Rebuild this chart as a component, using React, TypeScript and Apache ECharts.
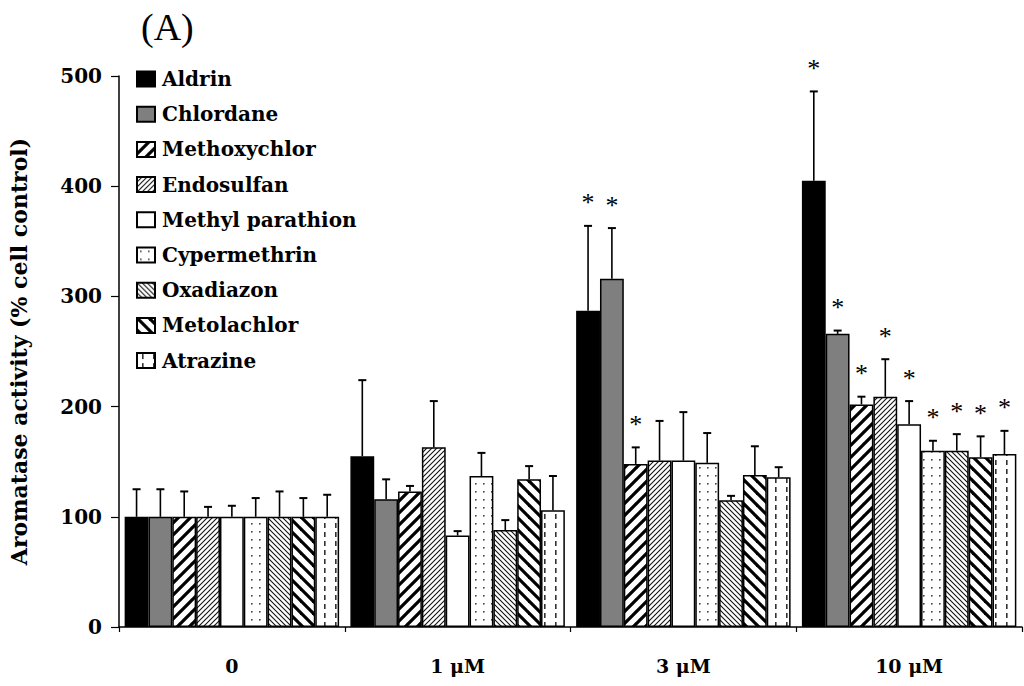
import React, { useEffect, useRef } from "react";
import * as echarts from "echarts";

const doses = ["0", "1 μM", "3 μM", "10 μM"];
const compounds = [
  "Aldrin",
  "Chlordane",
  "Methoxychlor",
  "Endosulfan",
  "Methyl parathion",
  "Cypermethrin",
  "Oxadiazon",
  "Metolachlor",
  "Atrazine",
];
const yTicks = [0, 100, 200, 300, 400, 500];

const dose0Mean = [100, 100, 100, 100, 100, 100, 100, 100, 100];
const dose0Err = [25, 25, 23, 9, 10, 17, 23, 17, 20];
const dose0Star = [0, 0, 0, 0, 0, 0, 0, 0, 0];

const dose1Mean = [155, 116, 123, 163, 83, 137, 88, 134, 106];
const dose1Err = [69, 18, 5, 42, 4, 21, 9, 12, 31];
const dose1Star = [0, 0, 0, 0, 0, 0, 0, 0, 0];

const dose3Mean = [287, 316, 148, 151, 151, 149, 115, 138, 136];
const dose3Err = [77, 46, 15, 36, 44, 27, 4, 26, 9];
const dose3Star = [1, 1, 1, 0, 0, 0, 0, 0, 0];

const dose10Mean = [405, 266, 202, 209, 184, 160, 160, 154, 157];
const dose10Err = [81, 3, 7, 34, 21, 9, 15, 19, 21];
const dose10Star = [1, 1, 1, 1, 1, 1, 1, 1, 1];

const meanGroups = [dose0Mean, dose1Mean, dose3Mean, dose10Mean];
const errGroups = [dose0Err, dose1Err, dose3Err, dose10Err];
const starGroups = [dose0Star, dose1Star, dose3Star, dose10Star];

const FONT = "DejaVu Serif";
const CAT_GAP = 0.05;

function makeTile(w: number, h: number, draw: (ctx: CanvasRenderingContext2D) => void) {
  const c = document.createElement("canvas");
  c.width = w;
  c.height = h;
  const ctx = c.getContext("2d")!;
  ctx.fillStyle = "#ffffff";
  ctx.fillRect(0, 0, w, h);
  draw(ctx);
  return { image: c.toDataURL(), imageWidth: w, imageHeight: h, repeat: "repeat" };
}

function stripes(T: number, lw: number, up: boolean, color: string) {
  return makeTile(T, T, (ctx) => {
    ctx.strokeStyle = color;
    ctx.lineWidth = lw;
    ctx.lineCap = "square";
    for (const o of [-T, 0, T]) {
      ctx.beginPath();
      if (up) {
        ctx.moveTo(o, T);
        ctx.lineTo(o + T, 0);
      } else {
        ctx.moveTo(o, 0);
        ctx.lineTo(o + T, T);
      }
      ctx.stroke();
    }
  });
}

function fillFor(i: number): any {
  switch (i) {
    case 0:
      return "#000000";
    case 1:
      return "#7f7f7f";
    case 2:
      return stripes(12, 3.2, true, "#000");
    case 3:
      return stripes(5, 1.1, true, "#111");
    case 4:
      return "#ffffff";
    case 5:
      return makeTile(8, 8, (ctx) => {
        ctx.fillStyle = "#444";
        ctx.fillRect(3, 3, 1.6, 1.6);
      });
    case 6:
      return stripes(5, 1.1, false, "#111");
    case 7:
      return stripes(12, 3.2, false, "#000");
    default:
      return makeTile(11, 9, (ctx) => {
        ctx.fillStyle = "#333";
        ctx.fillRect(5, 1, 1.6, 5);
      });
  }
}

export default function App() {
  const ref = useRef<HTMLDivElement>(null);

  useEffect(() => {
    if (!ref.current) return;
    const chart = echarts.init(ref.current, null, { renderer: "svg" });

    const barSeries = compounds.map((name, s) => ({
      type: "bar",
      name,
      data: meanGroups.map((g) => g[s]),
      barGap: "0%",
      barCategoryGap: `${CAT_GAP * 100}%`,
      itemStyle: { color: fillFor(s), borderColor: "#000", borderWidth: 1.5 },
      emphasis: { disabled: true },
      z: 2,
    }));

    const errData: number[][] = [];
    meanGroups.forEach((g, c) => {
      g.forEach((m, s) => {
        errData.push([c, s, m, errGroups[c][s], starGroups[c][s]]);
      });
    });

    const errSeries = {
      type: "custom",
      name: "errors",
      data: errData,
      z: 5,
      silent: true,
      itemStyle: { color: "#000" },
      encode: { x: 0, y: 2 },
      renderItem: (params: any, api: any) => {
        const c = api.value(0);
        const s = api.value(1);
        const m = api.value(2);
        const e = api.value(3);
        const star = api.value(4);
        const center = api.coord([c, 0]);
        const band = api.size([1, 0])[0];
        const total = band * (1 - CAT_GAP);
        const bw = total / compounds.length;
        const x = center[0] - total / 2 + (s + 0.5) * bw;
        const yTop = api.coord([c, m])[1];
        const yErr = api.coord([c, m + e])[1];
        const children: any[] = [
          {
            type: "line",
            shape: { x1: x, y1: yTop, x2: x, y2: yErr },
            style: { stroke: "#000", lineWidth: 1.6 },
          },
          {
            type: "line",
            shape: { x1: x - 4, y1: yErr, x2: x + 4, y2: yErr },
            style: { stroke: "#000", lineWidth: 2 },
          },
        ];
        if (star) {
          children.push({
            type: "text",
            x,
            y: yErr - 23,
            style: {
              text: "*",
              align: "center",
              verticalAlign: "middle",
              fontFamily: "Liberation Serif",
              fontSize: 26,
              fill: "#000000",
              stroke: null,
            },
          });
        }
        return { type: "group", children };
      },
    };

    chart.setOption({
      animation: false,
      backgroundColor: "#ffffff",
      grid: { left: 112, right: 2, top: 76, bottom: 59, containLabel: false },
      legend: {
        orient: "vertical",
        left: 136,
        top: 69,
        padding: 0,
        itemWidth: 18,
        itemHeight: 15,
        itemGap: 15.2,
        selectedMode: false,
        data: compounds.map((name) => ({ name, icon: "rect" })),
        textStyle: {
          fontFamily: FONT,
          fontWeight: "bold",
          fontSize: 20,
          lineHeight: 20,
          color: "#000",
          padding: [0, 0, 0, 2],
        },
      },
      graphic: [
        {
          type: "text",
          left: 141,
          top: 8,
          style: {
            text: "(A)",
            fontFamily: "Liberation Serif",
            fontSize: 38,
            fill: "#000",
          },
        },
      ],
      xAxis: {
        type: "category",
        data: doses,
        axisLine: { show: true, lineStyle: { color: "#000", width: 1.5 } },
        axisTick: { show: true, length: 5, lineStyle: { color: "#000", width: 1.2 } },
        axisLabel: {
          color: "#000",
          fontFamily: FONT,
          fontWeight: "bold",
          fontSize: 19,
          margin: 29,
        },
        splitLine: { show: false },
      },
      yAxis: {
        type: "value",
        min: yTicks[0],
        max: yTicks[yTicks.length - 1],
        interval: 100,
        name: "Aromatase activity (% cell control)",
        nameLocation: "middle",
        nameRotate: 90,
        nameGap: 89,
        nameTextStyle: {
          fontFamily: FONT,
          fontWeight: "bold",
          fontSize: 22,
          color: "#000",
        },
        axisLine: { show: true, lineStyle: { color: "#000", width: 1.5 } },
        axisTick: { show: true, length: 8, lineStyle: { color: "#000", width: 1.2 } },
        axisLabel: {
          color: "#000",
          fontFamily: FONT,
          fontWeight: "bold",
          fontSize: 20,
          margin: 17,
        },
        splitLine: { show: false },
      },
      series: [...barSeries, errSeries],
    });

    return () => chart.dispose();
  }, []);

  return (
    <div
      ref={ref}
      style={{ position: "fixed", left: 0, top: 0, width: 1024, height: 686, background: "#fff" }}
    />
  );
}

*WORK INSTRUCTIONS*.
Starting at the top of the listing above, reproduce each line up to and including the one with "1, 1, 1, 1, 1];"; omit the pictures.

*REPLY*.
Rebuild this chart as a component, using React, TypeScript and Apache ECharts.
import React, { useEffect, useRef } from "react";
import * as echarts from "echarts";

const doses = ["0", "1 μM", "3 μM", "10 μM"];
const compounds = [
  "Aldrin",
  "Chlordane",
  "Methoxychlor",
  "Endosulfan",
  "Methyl parathion",
  "Cypermethrin",
  "Oxadiazon",
  "Metolachlor",
  "Atrazine",
];
const yTicks = [0, 100, 200, 300, 400, 500];

const dose0Mean = [100, 100, 100, 100, 100, 100, 100, 100, 100];
const dose0Err = [25, 25, 23, 9, 10, 17, 23, 17, 20];
const dose0Star = [0, 0, 0, 0, 0, 0, 0, 0, 0];

const dose1Mean = [155, 116, 123, 163, 83, 137, 88, 134, 106];
const dose1Err = [69, 18, 5, 42, 4, 21, 9, 12, 31];
const dose1Star = [0, 0, 0, 0, 0, 0, 0, 0, 0];

const dose3Mean = [287, 316, 148, 151, 151, 149, 115, 138, 136];
const dose3Err = [77, 46, 15, 36, 44, 27, 4, 26, 9];
const dose3Star = [1, 1, 1, 0, 0, 0, 0, 0, 0];

const dose10Mean = [405, 266, 202, 209, 184, 160, 160, 154, 157];
const dose10Err = [81, 3, 7, 34, 21, 9, 15, 19, 21];
const dose10Star = [1, 1, 1, 1, 1, 1, 1, 1, 1];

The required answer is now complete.